View Full Version : Al-Jazeera Demands Probe Of Alleged U.S. Bomb Plot

11-25-2005, 12:54 PM
Al-Jazeera demands probe of alleged U.S. bomb plot


Nov. 27, 2005. 01:00 AM

CAIRO, Egypt (AP) — Staff at Al-Jazeera, the Arab world's best known satellite channel, held protests Thursday demanding an investigation into British reports that U.S. President George W. Bush wanted to bomb their network's headquarters.

Al-Jazeera personnel at the headquarters in Doha, Qatar, and in the channel's foreign bureaus stopped work for 15 minutes in a symbolic protest over this week's report in the Daily Mirror that Bush had to be talked out of bombing the station at a meeting with British Prime Minister Tony Blair at the White House in April 2004, said the station's editor-in-chief, Ahmed el-Sheik.

The Mirror, which did not identify its sources, said Blair persuaded Bush not to attack the channel, which the United States has frequently accused of anti-American bias.

The British paper quoted one official as saying Bush's threat was ``humorous, not serious," but another said "Bush was deadly serious, as was Blair."

The White House called the paper's report "outlandish and inconceivable" and refused to respond.

El-Sheik called on the British government to release a memo on the meeting reportedly leaked to the Mirror.

"Leaving things vague is terrifying," he told The Associated Press. "The British government has to explain was it a serious talk or was it a joke. We also might go to British judiciary to get this document revealed."

Earlier this week, Al-Jazeera published a statement on its website that called on the British and U.S. governments to say whether the report was accurate.

During Thursday's protest, staff at the Doha headquarters stood outside their building holding pictures of Tarek Ayoub, the Al-Jazeera journalist killed in April 2003 when a U.S. missile hit the Al-Jazeera office in Baghdad. The U.S. State Department said the air strike was a mistake.
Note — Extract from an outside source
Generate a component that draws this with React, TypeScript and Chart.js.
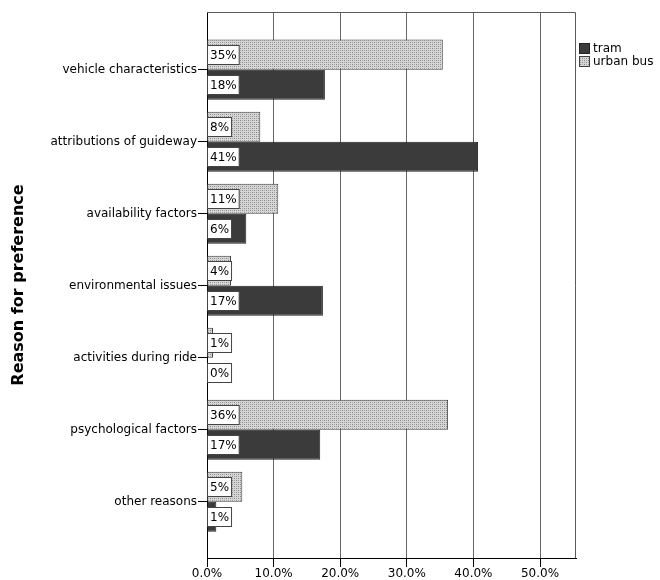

Staff also held brief protests outside their offices in Beirut and Gaza City, holding a banner at one that read: Bush wanted to bomb Al-Jazeera.

In November 2002, Al-Jazeera's office in Kabul, Afghanistan, was destroyed by a U.S. missile. No staff were in the office at the time. U.S. officials said they believed the target was a terrorist site.

El-Sheik said the newspaper report raised questions whether the strikes in Baghdad and Kabul were intentional.

"It is very terrifying in our era, and from a country known to be leading in terms of promoting human rights, freedom of the press and transparency," he said.